The law allows for an unlimited number of members and use of contracted employees on a three-month basis.
The newly elected administrator of one market said that for weeks they had been making contact with farm cooperatives in preparation for Monday, and could also buy from individual farmers and state farms and wholesale markets.
"I'm sure the public will benefit. The produce will be of better quality, there will be better service and people will go where the prices are the lowest," he said, asking his name not be used because he feared he would get into trouble for talking to a foreign journalist.
"There will be more competition and the winners will be those who do the best job," he said, adding, "everything will depend on us and we will have to look for merchandise wherever because if we don't we will not make anything."
Consumers appeared to support the measure, though some fretted over a possible increase in prices.

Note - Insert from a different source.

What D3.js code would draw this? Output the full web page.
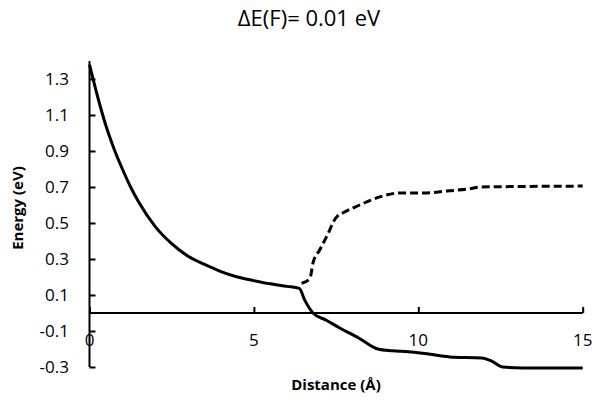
<!DOCTYPE html>
<html>
<head>
<meta charset="utf-8">
<script src="https://cdn.jsdelivr.net/npm/d3@7"></script>
<style>
  html, body { margin: 0; padding: 0; background: #fff; }
  svg { display: block; font-family: "Open Sans", sans-serif; }
</style>
</head>
<body>
<svg id="chart" width="595" height="400"></svg>
<script>
// ---- data ----
const titleText = "ΔE(F)= 0.01 eV";
const xLabel = "Distance (Å)";
const yLabel = "Energy (eV)";
const xTicks = [0, 5, 10, 15];
const yTicks = [-0.3, -0.1, 0.1, 0.3, 0.5, 0.7, 0.9, 1.1, 1.3];

const solidX = [0, 0.25, 0.5, 0.75, 1.0, 1.25, 1.5, 2.0, 2.5, 3.0, 3.5, 4.0, 4.5, 5.0, 5.5, 6.0, 6.38, 6.55, 6.8, 7.2, 7.61, 8.2, 8.77, 9.2, 9.7, 10.26, 10.96, 11.93, 12.23, 12.57, 13.18, 15];
const solidY = [1.38, 1.20, 1.04, 0.91, 0.80, 0.70, 0.615, 0.48, 0.385, 0.315, 0.27, 0.23, 0.20, 0.18, 0.162, 0.148, 0.137, 0.07, 0.0, -0.04, -0.083, -0.14, -0.2, -0.21, -0.215, -0.227, -0.244, -0.25, -0.267, -0.3, -0.305, -0.305];

const dashedX = [6.45, 6.7, 6.8, 7.0, 7.2, 7.5, 7.7, 8.22, 8.83, 9.44, 10.26, 10.87, 11.57, 11.87, 15];
const dashedY = [0.165, 0.19, 0.28, 0.35, 0.42, 0.53, 0.555, 0.60, 0.645, 0.667, 0.667, 0.678, 0.69, 0.70, 0.705];

// ---- chart ----
const svg = d3.select("#chart");
const x = d3.scaleLinear().domain([0, 15]).range([89.5, 582.7]);
const y = d3.scaleLinear().domain([-0.3, 1.4]).range([367, 61]);

// title
svg.append("text")
  .attr("x", 309).attr("y", 26)
  .attr("text-anchor", "middle")
  .attr("font-size", 22)
  .attr("fill", "#000")
  .text(titleText);

// y axis
const yAxis = d3.axisRight(y).tickValues(yTicks).tickSize(6).tickFormat("");
const gy = svg.append("g").attr("transform", `translate(${x(0)},0)`).call(yAxis);
gy.select(".domain").attr("stroke", "#000").attr("stroke-width", 2).attr("d", `M0,${y(1.4)}V${y(-0.3)}`);
gy.selectAll(".tick line").attr("stroke", "#000").attr("stroke-width", 2);

svg.append("g").selectAll("text").data(yTicks).join("text")
  .attr("x", 69).attr("y", d => y(d))
  .attr("dy", "0.35em")
  .attr("text-anchor", "end")
  .attr("font-size", 17)
  .text(d => d3.format(".1f")(d).replace("−", "-"));

// x axis at y=0
const xAxis = d3.axisTop(x).tickValues(xTicks).tickSize(6).tickFormat("");
const gx = svg.append("g").attr("transform", `translate(0,${y(0)})`).call(xAxis);
gx.select(".domain").attr("stroke", "#000").attr("stroke-width", 2).attr("d", `M${x(0)},0H${x(15)}`);
gx.selectAll(".tick line").attr("stroke", "#000").attr("stroke-width", 2);

svg.append("g").selectAll("text").data(xTicks).join("text")
  .attr("x", d => x(d)).attr("y", y(0) + 27)
  .attr("dy", "0.35em")
  .attr("text-anchor", "middle")
  .attr("font-size", 17)
  .text(d => d);

// axis titles
svg.append("text")
  .attr("x", 336).attr("y", 390)
  .attr("text-anchor", "middle")
  .attr("font-size", 15).attr("font-weight", "bold")
  .text(xLabel);

svg.append("text")
  .attr("transform", `translate(23,208) rotate(-90)`)
  .attr("text-anchor", "middle")
  .attr("font-size", 15).attr("font-weight", "bold")
  .text(yLabel);

// lines
const line = d3.line().x(d => x(d[0])).y(d => y(d[1])).curve(d3.curveMonotoneX);
const solid = solidX.map((v, i) => [v, solidY[i]]);
const dashed = dashedX.map((v, i) => [v, dashedY[i]]);

svg.append("path").datum(solid)
  .attr("d", line).attr("fill", "none")
  .attr("stroke", "#000").attr("stroke-width", 3)
  .attr("stroke-linejoin", "round");

svg.append("path").datum(dashed)
  .attr("d", line).attr("fill", "none")
  .attr("stroke", "#000").attr("stroke-width", 3)
  .attr("stroke-dasharray", "8,4");
</script>
</body>
</html>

"They should have done this long ago," Soledad Martinez said as she shopped at the market on Saturday.
"Now there will be a greater variety and we will be treated better. I just hope prices decrease a bit and do not go up," she said.
Cuban authorities began discussing three years ago how to transform bankrupt small and medium-sized state businesses - plagued by pilfering, embezzlement and general inefficiency - into cooperatives.
The Communist Party adopted a sweeping five-year plan to "update" the economy in 2011, which included moving more than 20 percent of the state labor force of 5 million people into a new "non-state" sector of private and cooperative businesses.